YOUR INSTRUCTIONS:
Copy nothing but the stretch that opens with the line containing "Clone this diagram in TikZ." and closes with the line containing "(0,0) rectangle (958,782);". Keep pictures out.

--- start of MATERIALS PROVIDED ---

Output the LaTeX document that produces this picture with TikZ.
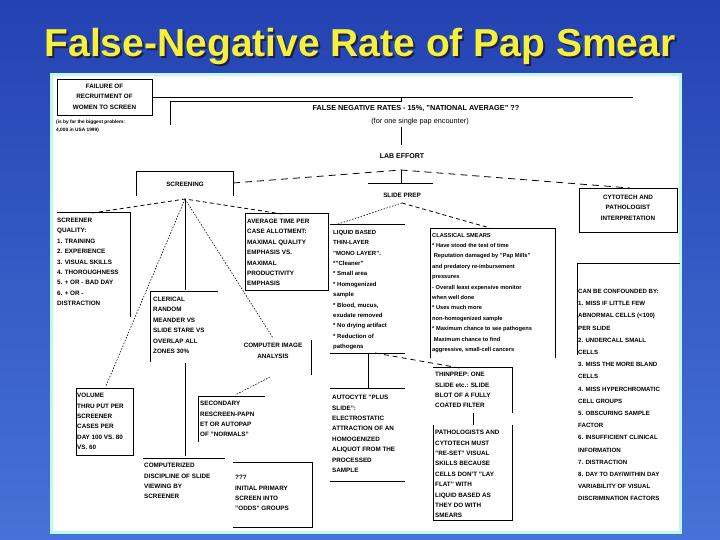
\documentclass[tikz,border=0pt]{standalone}
\usepackage{fontspec}
\setmainfont{Liberation Sans}
\begin{document}
\begin{tikzpicture}[x=1pt,y=-1pt,
  t/.style={anchor=north west,align=left,inner sep=0pt,font=\fontsize{6.3}{10.4}\selectfont\bfseries},
  tc/.style={anchor=north,align=center,inner sep=0pt,font=\fontsize{6.3}{10.4}\selectfont\bfseries},
  ln/.style={line width=0.8pt},
  dsh/.style={line width=0.8pt,dash pattern=on 7pt off 5pt},
  dot/.style={line width=0.6pt,dash pattern=on 1.5pt off 1.5pt}]
\useasboundingbox (0,0) rectangle (720,540);
\shade[top color={rgb,255:red,36;green,66;blue,178},bottom color={rgb,255:red,70;green,115;blue,215}] (0,0) rectangle (720,540);
\fill[white,draw={rgb,255:red,190;green,250;blue,240},line width=3pt] (51,75) rectangle (680,532);
\node[font=\fontsize{39}{40}\selectfont\bfseries,text={rgb,255:red,30;green,30;blue,70}] (titleshadow) at (362,49) {False-Negative Rate of Pap Smear};
\node[font=\fontsize{39}{40}\selectfont\bfseries,text={rgb,255:red,245;green,240;blue,60}] (title) at (360,47) {False-Negative Rate of Pap Smear};
\draw[ln] (57,79) rectangle (152,115);
\node[tc] (fail) at (104.5,84) {FAILURE OF\\RECRUITMENT OF\\WOMEN TO SCREEN};
\node[t,font=\fontsize{4.8}{8}\selectfont\bfseries] (failnote) at (56,120) {(is by far the biggest problem:\\4,000 in USA 1999)};
\coordinate (fr) at (152,97);
\draw[ln] (fr) -- (633,97);
\draw[ln] (170,125) -- (170,101) -- (401,101) -- (401,97);
\node[font=\fontsize{7.3}{9}\selectfont\bfseries] (fn) at (416,109) {FALSE NEGATIVE RATES - 15\%, "NATIONAL AVERAGE" ??};
\node[font=\fontsize{7.3}{9}\selectfont] (fn2) at (420,122) {(for one single pap encounter)};
\draw[ln] (401,127) -- (401,145);
\node[font=\fontsize{7}{9}\selectfont\bfseries] (lab) at (402,156) {LAB EFFORT};
\coordinate (apex) at (401,170);
\draw[dsh] (233,183) -- (apex) -- (630,188);
\draw[ln] (apex) -- (401,183);
\draw[ln] (368,183) -- (433,183);
\node[font=\fontsize{6.3}{8}\selectfont\bfseries] (sp) at (402,195) {SLIDE PREP};
\draw[ln] (136,196) -- (136,171) -- (233,171) -- (233,196);
\node[font=\fontsize{6.3}{8}\selectfont\bfseries] (scr) at (185,184) {SCREENING};
\coordinate (sa) at (185,199);
\draw[dsh,dash pattern=on 4pt off 3pt] (92,213) -- (sa) -- (282,214);
\draw[ln] (sa) -- (185,290);
\draw[dot] (sa) -- (106,386);
\draw[dot] (sa) -- (273,338);
\draw[ln] (185,363) -- (185,456);
\draw[ln] (57,212) -- (130,212) -- (130,317);
\node[t] (sq) at (57,218) {SCREENER\\QUALITY:\\1. TRAINING\\2. EXPERIENCE\\3. VISUAL SKILLS\\4. THOROUGHNESS\\5. + OR - BAD DAY\\6. + OR -\\DISTRACTION};
\draw[ln] (245,213) rectangle (328,290);
\node[t] (avg) at (247,219) {AVERAGE TIME PER\\CASE ALLOTMENT:\\MAXIMAL QUALITY\\EMPHASIS VS.\\MAXIMAL\\PRODUCTIVITY\\EMPHASIS};
\draw[ln] (218,291) -- (150,291) -- (150,362);
\node[t] (cler) at (153,297) {CLERICAL\\RANDOM\\MEANDER VS\\SLIDE STARE VS\\OVERLAP ALL\\ZONES 30\%};
\node[tc] (cia) at (273,343) {COMPUTER IMAGE\\ANALYSIS};
\draw[ln] (311,340) -- (311,375);
\draw[dot] (270,377) -- (235,395);
\draw[ln] (265,396) -- (198,396) -- (198,442);
\node[t] (sec) at (200,401) {SECONDARY\\RESCREEN-PAPN\\ET OR AUTOPAP\\OF "NORMALS"};
\draw[ln] (76,388) rectangle (133,455);
\node[t] (vol) at (77,393) {VOLUME\\THRU PUT PER\\SCREENER\\CASES PER\\DAY 100 VS. 80\\VS. 60};
\draw[ln] (143,458) -- (225,458);
\node[t] (comp) at (144,463) {COMPUTERIZED\\DISCIPLINE OF SLIDE\\VIEWING BY\\SCREENER};
\draw[ln] (233,462) -- (312,462) -- (312,527) -- (233,527);
\node[t] (odds) at (235,475) {???\\INITIAL PRIMARY\\SCREEN INTO\\"ODDS" GROUPS};
\coordinate (spa) at (402,203);
\draw[dot] (spa) -- (335,225);
\draw[dsh,dash pattern=on 4pt off 3pt] (spa) -- (490,228);
\draw[ln] (330,224) -- (405,224);
\node[t,font=\fontsize{6}{10.4}\selectfont\bfseries] (liq) at (333,230) {LIQUID BASED\\THIN-LAYER\\ "MONO LAYER".\\*"Cleaner"\\* Small area\\* Homogenized\\sample\\* Blood, mucus,\\exudate removed\\* No drying artifact\\* Reduction of\\pathogens};
\draw[ln] (330,353) -- (405,353);
\draw[ln] (368,353) -- (368,388);
\draw[ln] (330,388) -- (405,388);
\draw[dsh,dash pattern=on 5pt off 4pt] (375,353) -- (460,368);
\node[t] (auto) at (332,395) {AUTOCYTE "PLUS\\SLIDE":\\ELECTROSTATIC\\ATTRACTION OF AN\\HOMOGENIZED\\ALIQUOT FROM THE\\PROCESSED\\SAMPLE};
\draw[ln] (330,481) -- (405,481);
\draw[ln] (430,358) -- (430,228) -- (555,228) -- (555,358);
\node[t,font=\fontsize{5.7}{10.4}\selectfont\bfseries] (cls) at (432,233) {CLASSICAL SMEARS\\* Have stood the test of time\\ \ Reputation damaged by "Pap Mills"\\and predatory re-imbursement\\pressures\\- Overall least expensive monitor\\when well done\\* Uses much more\\non-homogenized sample\\* Maximum chance to see pathogens\\ \ Maximum chance to find\\aggressive, small-cell cancers};
\draw[ln] (433,367) -- (512,367) -- (512,413);
\node[t] (thin) at (435,372) {THINPREP: ONE\\SLIDE etc.: SLIDE\\BLOT OF A FULLY\\COATED FILTER};
\draw[ln] (473,413) -- (473,425);
\draw[ln] (433,425) -- (433,520) -- (512,520) -- (512,425);
\node[t] (path) at (435,430) {PATHOLOGISTS AND\\CYTOTECH MUST\\"RE-SET" VISUAL\\SKILLS BECAUSE\\CELLS DON'T "LAY\\FLAT" WITH\\LIQUID BASED AS\\THEY DO WITH\\SMEARS};
\draw[ln] (579,188) rectangle (677,232);
\node[tc] (cyto) at (628,195) {CYTOTECH AND\\PATHOLOGIST\\INTERPRETATION};
\draw[ln] (680,263) -- (577,263) -- (577,355);
\node[t,font=\fontsize{6.1}{12.2}\selectfont\bfseries] (conf) at (578,289) {CAN BE CONFOUNDED BY:\\1. MISS IF LITTLE FEW\\ABNORMAL CELLS (<100)\\PER SLIDE\\2. UNDERCALL SMALL\\CELLS\\3. MISS THE MORE BLAND\\CELLS\\4. MISS HYPERCHROMATIC\\CELL GROUPS\\5. OBSCURING SAMPLE\\FACTOR\\6. INSUFFICIENT CLINICAL\\INFORMATION\\7. DISTRACTION\\8. DAY TO DAY/WITHIN DAY\\VARIABILITY OF VISUAL\\DISCRIMINATION FACTORS};
\end{tikzpicture}
\end{document}
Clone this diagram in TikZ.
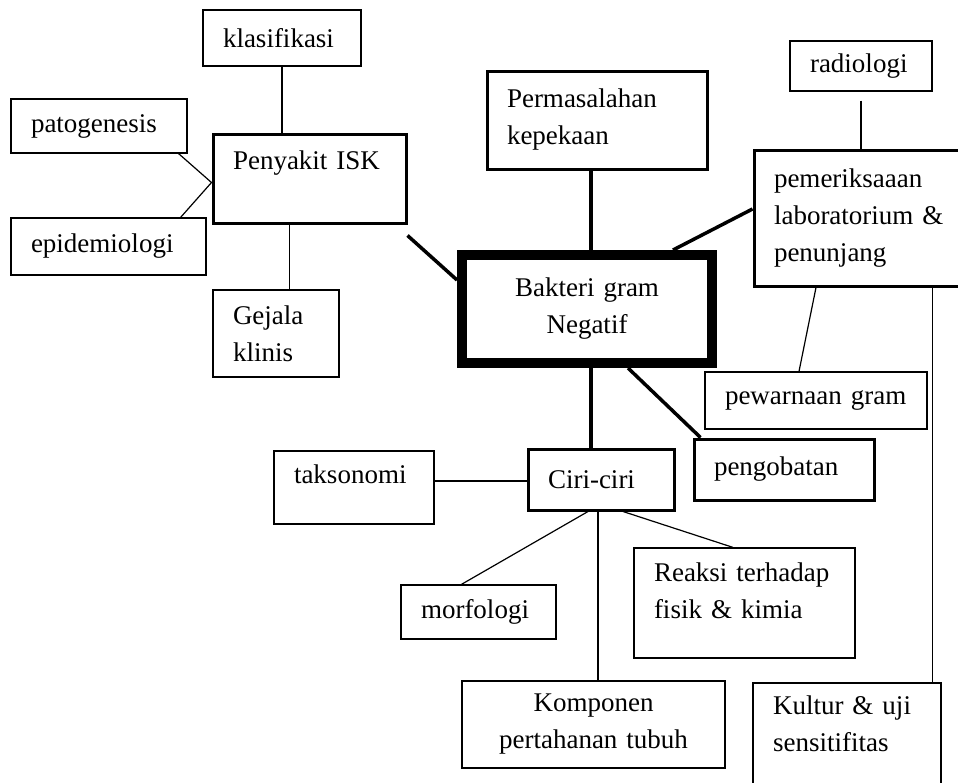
\documentclass[tikz,border=0pt]{standalone}
\usepackage{fontspec}
\setmainfont{Liberation Serif}
\usetikzlibrary{calc}

\begin{document}
\begin{tikzpicture}[x=1pt,y=-1pt,
    kotak/.style={draw,line width=1.2pt,inner xsep=20pt,inner ysep=0pt,align=left,font=\fontsize{27}{37}\selectfont},
    tebal/.style={kotak,line width=3pt},
    garis/.style={line width=1.2pt},
    garistebal/.style={line width=3.5pt}]
  \useasboundingbox (0,0) rectangle (958,782);

  \node[kotak,minimum width=158pt,minimum height=56pt,text width=118pt] (klas) at (282,38) {klasifikasi};
  \node[kotak,minimum width=176pt,minimum height=54pt,text width=136pt] (pato) at (99,126) {patogenesis};
  \node[tebal,minimum width=193pt,minimum height=89pt,text width=153pt,text depth=36pt] (isk) at (309.5,178.5) {Penyakit ISK};
  \node[kotak,minimum width=195pt,minimum height=57pt,text width=155pt] (epid) at (108.5,246.5) {epidemiologi};
  \node[kotak,minimum width=126pt,minimum height=87pt,text width=86pt] (gejala) at (276,333.5) {Gejala\\klinis};
  \node[kotak,line width=10pt,minimum width=250pt,minimum height=108pt,text width=210pt,align=center] (bakteri) at (587,309) {Bakteri gram\\Negatif};
  \node[tebal,minimum width=220pt,minimum height=98pt,text width=180pt] (perma) at (597,120) {Permasalahan\\kepekaan};
  \node[kotak,minimum width=142pt,minimum height=50pt,text width=102pt] (radio) at (861,66) {radiologi};
  \node[tebal,minimum width=221pt,minimum height=136pt,text width=181pt] (lab) at (864.5,218) {pemeriksaaan\\laboratorium \&\\penunjang};
  \node[kotak,minimum width=222pt,minimum height=57pt,text width=182pt] (pewarna) at (816,400.5) {pewarnaan gram};
  \node[tebal,minimum width=180pt,minimum height=61pt,text width=140pt] (obat) at (784,469.5) {pengobatan};
  \node[tebal,minimum width=146pt,minimum height=61pt,text width=106pt] (ciri) at (601,479.5) {Ciri-ciri};
  \node[kotak,minimum width=160pt,minimum height=73pt,text width=120pt,text depth=27pt] (takso) at (354,487.5) {taksonomi};
  \node[kotak,minimum width=155pt,minimum height=54pt,text width=115pt] (morfo) at (478.5,612) {morfologi};
  \node[kotak,minimum width=221pt,minimum height=110pt,text width=181pt,text depth=62pt] (reaksi) at (744.5,603) {Reaksi terhadap\\fisik \& kimia};
  \node[kotak,minimum width=263pt,minimum height=87pt,text width=223pt,align=center] (kompo) at (593.5,724.5) {Komponen\\pertahanan tubuh};
  \node[kotak,minimum width=188pt,minimum height=120pt,text width=148pt,text depth=76pt] (kultur) at (847,743) {Kultur \& uji\\sensitifitas};

  \draw[garis] (klas.south) -- (klas.south |- isk.north);
  \draw[garis] ([xshift=-9pt]pato.south east) -- ([yshift=-4pt]isk.west) -- ([xshift=-26pt]epid.north east);
  \draw[garis] ([xshift=-20pt]isk.south) -- ([xshift=-20pt]isk.south |- gejala.north);
  \draw[garistebal] ([yshift=-11pt]isk.south east) -- ([yshift=29pt]bakteri.west);
  \draw[garistebal] ([xshift=-6pt]perma.south) -- ([xshift=-6pt]perma.south |- bakteri.north);
  \draw[garis] ([yshift=-9pt]radio.south) -- (radio.south |- lab.north);
  \draw[garistebal] ([yshift=9pt]lab.west) -- ([xshift=-44pt]bakteri.north east);
  \draw[garis] ([xshift=-48.5pt]lab.south) -- ([xshift=-17pt]pewarna.north);
  \draw[garis] ([xshift=-9pt]kultur.north east) -- ([xshift=-9pt]kultur.north east |- lab.south);
  \draw[garistebal] ([xshift=41pt]bakteri.south) -- ([xshift=8pt]obat.north west);
  \draw[garistebal] ([xshift=4pt]bakteri.south) -- ([xshift=4pt]bakteri.south |- ciri.north);
  \draw[garis] ([yshift=6.5pt]takso.east) -- ([yshift=6.5pt]takso.east -| ciri.west);
  \draw[garis] ([xshift=-13pt]ciri.south) -- ([xshift=61pt]morfo.north west);
  \draw[garis] ([xshift=-3pt]ciri.south) -- ([xshift=-3pt]ciri.south |- kompo.north);
  \draw[garis] ([xshift=22pt]ciri.south) -- ([xshift=-11.5pt]reaksi.north);
\end{tikzpicture}
\end{document}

--- end of MATERIALS PROVIDED ---

SOLUTION TO THE PROBLEM:
Clone this diagram in TikZ.
\documentclass[tikz,border=0pt]{standalone}
\usepackage{fontspec}
\setmainfont{Liberation Serif}
\usetikzlibrary{calc}

\begin{document}
\begin{tikzpicture}[x=1pt,y=-1pt,
    kotak/.style={draw,line width=1.2pt,inner xsep=20pt,inner ysep=0pt,align=left,font=\fontsize{27}{37}\selectfont},
    tebal/.style={kotak,line width=3pt},
    garis/.style={line width=1.2pt},
    garistebal/.style={line width=3.5pt}]
  \useasboundingbox (0,0) rectangle (958,782);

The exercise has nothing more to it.